SUPPLIED ENTRIES:

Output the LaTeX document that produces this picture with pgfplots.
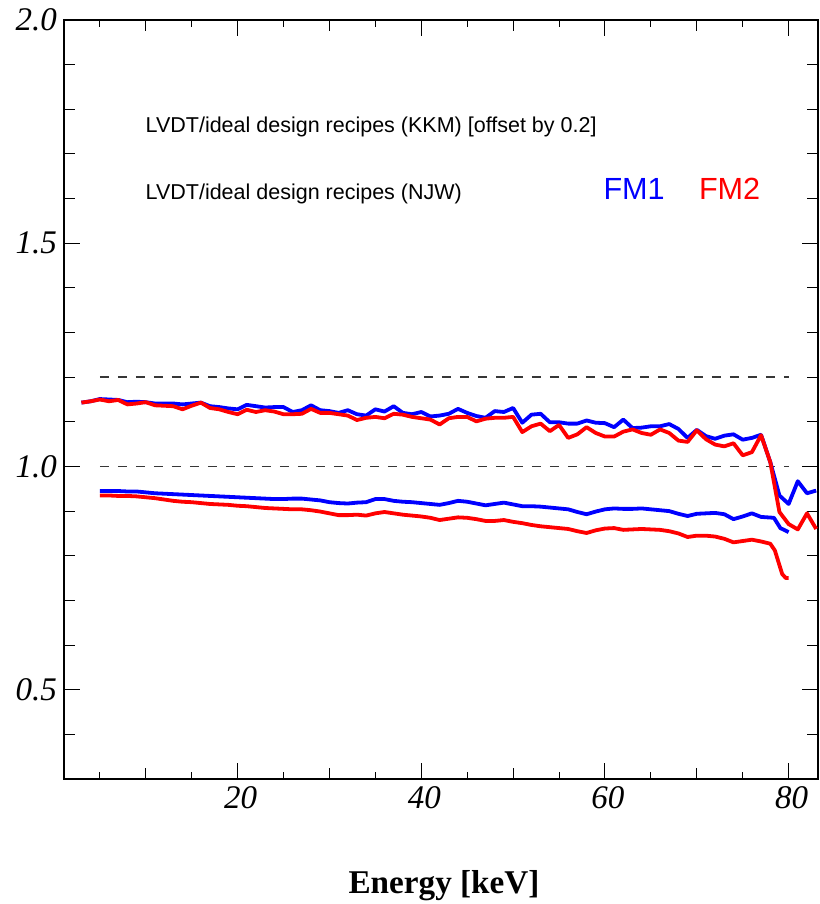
\documentclass[border=0pt]{standalone}
\usepackage{fontspec}
\setmainfont{Liberation Sans}
\newfontfamily\serif{Liberation Serif}
\usepackage{pgfplots}
\pgfplotsset{compat=1.18}
\definecolor{dgray}{RGB}{55,55,55}
\begin{document}
\begin{tikzpicture}
\useasboundingbox (-32pt,-62.5pt) rectangle (377.5pt,389.5pt);
\begin{axis}[
  at={(0,0)}, anchor=south west,
  scale only axis, width=377pt, height=379.5pt,
  xmin=1.1, xmax=83.2, ymin=0.3, ymax=2.0,
  xtick={20,40,60,80}, xticklabels={20,40,60,80},
  minor xtick={5,15,25,35,45,55,65,75},
  extra x ticks={10,30,50,70}, extra x tick labels={},
  extra x tick style={major tick length=5.5pt},
  ytick={0.5,1.0,1.5,2.0}, yticklabels={0.5,1.0,1.5,2.0},
  extra y ticks={0.4,0.6,0.7,0.8,0.9,1.1,1.2,1.3,1.4,1.6,1.7,1.8,1.9},
  extra y tick labels={},
  extra y tick style={major tick length=5.5pt},
  major tick length=8pt, minor tick length=3.5pt,
  tick align=inside,
  tick style={black, line width=0.5pt},
  axis line style={black, line width=0.6pt},
  ticklabel style={font=\serif\itshape\fontsize{16.5}{16.5}\selectfont},
  xticklabel style={xshift=1.5pt},
  xlabel={Energy [keV]},
  xlabel style={font=\serif\bfseries\fontsize{16.6}{16.6}\selectfont,
    at={(axis description cs:0.5,0)}, anchor=base, yshift=-57pt, xshift=1.5pt},
  clip=false,
]
% reference lines
\addplot[dgray, line width=0.75pt, dash pattern=on 4.5pt off 4.5pt] coordinates {(5,1.2) (80,1.2)};
\addplot[dgray, line width=0.75pt, dash pattern=on 4.5pt off 4.5pt] coordinates {(5,1.0) (80,1.0)};

% KKM FM1 (blue, offset)
\addplot[blue, line width=1.9pt, line join=round] coordinates {
(3,1.143)(4,1.146)(5,1.151)(6,1.150)(7,1.149)(8,1.144)(9,1.145)(10,1.144)
(11,1.141)(12,1.141)(13,1.141)(14,1.139)(15,1.141)(16,1.143)(17,1.135)(18,1.133)
(19,1.130)(20,1.128)(21,1.138)(22,1.135)(23,1.132)(24,1.133)(25,1.133)(26,1.122)
(27,1.126)(28,1.137)(29,1.126)(30,1.124)(31,1.120)(32,1.126)(33,1.117)(34,1.114)
(35,1.128)(36,1.123)(37,1.135)(38,1.120)(39,1.117)(40,1.122)(41,1.112)(42,1.114)
(43,1.118)(44,1.129)(45,1.120)(46,1.113)(47,1.109)(48,1.124)(49,1.122)(50,1.131)
(51,1.098)(52,1.116)(53,1.118)(54,1.099)(55,1.099)(56,1.096)(57,1.096)(58,1.103)
(59,1.098)(60,1.097)(61,1.088)(62,1.105)(63,1.086)(64,1.087)(65,1.090)(66,1.090)
(67,1.095)(68,1.084)(69,1.064)(70,1.082)(71,1.068)(72,1.062)(73,1.069)(74,1.072)
(75,1.060)(76,1.064)(77,1.071)(78,1.010)(79,0.935)(80,0.916)(81,0.967)(82,0.940)(83,0.946)};

% KKM FM2 (red, offset)
\addplot[red, line width=1.9pt, line join=round] coordinates {
(3,1.143)(4,1.146)(5,1.150)(6,1.146)(7,1.149)(8,1.139)(9,1.141)(10,1.144)
(11,1.137)(12,1.136)(13,1.135)(14,1.128)(15,1.136)(16,1.143)(17,1.131)(18,1.128)
(19,1.122)(20,1.117)(21,1.127)(22,1.122)(23,1.126)(24,1.123)(25,1.117)(26,1.117)
(27,1.118)(28,1.129)(29,1.120)(30,1.120)(31,1.117)(32,1.114)(33,1.104)(34,1.109)
(35,1.111)(36,1.108)(37,1.118)(38,1.116)(39,1.111)(40,1.108)(41,1.105)(42,1.094)
(43,1.108)(44,1.111)(45,1.111)(46,1.101)(47,1.107)(48,1.109)(49,1.109)(50,1.111)
(51,1.077)(52,1.090)(53,1.096)(54,1.079)(55,1.093)(56,1.064)(57,1.072)(58,1.088)
(59,1.075)(60,1.067)(61,1.067)(62,1.078)(63,1.083)(64,1.075)(65,1.071)(66,1.083)
(67,1.075)(68,1.058)(69,1.055)(70,1.081)(71,1.061)(72,1.049)(73,1.045)(74,1.052)
(75,1.025)(76,1.032)(77,1.070)(78,1.010)(79,0.898)(80,0.871)(81,0.859)(82,0.895)(83,0.860)};

% NJW FM1 (blue)
\addplot[blue, line width=1.9pt, line join=round] coordinates {
(5,0.945)(6,0.945)(7,0.945)(8,0.944)(9,0.944)(10,0.942)(11,0.940)(12,0.939)
(13,0.938)(14,0.937)(15,0.936)(16,0.935)(17,0.934)(18,0.933)(19,0.932)(20,0.931)
(21,0.930)(22,0.929)(23,0.928)(24,0.927)(25,0.927)(26,0.928)(27,0.928)(28,0.926)
(29,0.924)(30,0.920)(31,0.918)(32,0.917)(33,0.919)(34,0.920)(35,0.927)(36,0.927)
(37,0.923)(38,0.921)(39,0.920)(40,0.918)(41,0.916)(42,0.914)(43,0.918)(44,0.923)
(45,0.921)(46,0.917)(47,0.913)(48,0.916)(49,0.919)(50,0.915)(51,0.911)(52,0.911)
(53,0.910)(54,0.908)(55,0.906)(56,0.904)(57,0.898)(58,0.893)(59,0.899)(60,0.904)
(61,0.906)(62,0.905)(63,0.905)(64,0.906)(65,0.904)(66,0.902)(67,0.900)(68,0.894)
(69,0.889)(70,0.894)(71,0.895)(72,0.896)(73,0.893)(74,0.882)(75,0.888)(76,0.895)
(77,0.887)(78.4,0.885)(79.1,0.862)(80,0.853)};

% NJW FM2 (red)
\addplot[red, line width=1.9pt, line join=round] coordinates {
(5,0.935)(6,0.935)(7,0.934)(8,0.934)(9,0.933)(10,0.931)(11,0.929)(12,0.926)
(13,0.923)(14,0.921)(15,0.920)(16,0.918)(17,0.916)(18,0.915)(19,0.914)(20,0.912)
(21,0.911)(22,0.909)(23,0.907)(24,0.906)(25,0.905)(26,0.904)(27,0.904)(28,0.902)
(29,0.899)(30,0.895)(31,0.891)(32,0.891)(33,0.892)(34,0.890)(35,0.895)(36,0.898)
(37,0.895)(38,0.892)(39,0.890)(40,0.888)(41,0.885)(42,0.880)(43,0.883)(44,0.886)
(45,0.885)(46,0.882)(47,0.878)(48,0.878)(49,0.880)(50,0.876)(51,0.873)(52,0.869)
(53,0.866)(54,0.864)(55,0.862)(56,0.860)(57,0.855)(58,0.851)(59,0.857)(60,0.861)
(61,0.862)(62,0.858)(63,0.859)(64,0.860)(65,0.859)(66,0.858)(67,0.855)(68,0.850)
(69,0.842)(70,0.845)(71,0.845)(72,0.843)(73,0.838)(74,0.830)(75,0.833)(76,0.836)
(77,0.832)(78,0.827)(78.5,0.812)(79.3,0.759)(79.7,0.750)(80,0.750)};

\node[anchor=base west, font=\fontsize{10.75}{12}\selectfont, inner sep=0pt] at (axis cs:9.95,1.749) {LVDT/ideal design recipes (KKM) [offset by 0.2]};
\node[anchor=base west, font=\fontsize{10.75}{12}\selectfont, inner sep=0pt] at (axis cs:9.95,1.599) {LVDT/ideal design recipes (NJW)};
\node[anchor=base west, font=\fontsize{15.3}{16}\selectfont, text=blue, inner sep=0pt] at (axis cs:59.8,1.599) {FM1};
\node[anchor=base west, font=\fontsize{15.3}{16}\selectfont, text=red, inner sep=0pt] at (axis cs:70.2,1.599) {FM2};
\end{axis}
\end{tikzpicture}
\end{document}
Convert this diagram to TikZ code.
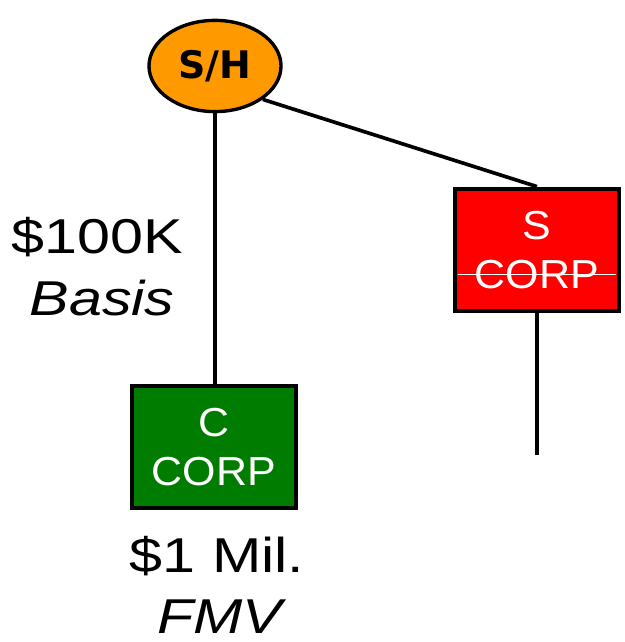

STATED TASK: From the data, pick out every line that includes "this".

CORRECT OUTPUT:
Output the LaTeX document that produces this picture with pgfplots.
Convert this diagram to TikZ code.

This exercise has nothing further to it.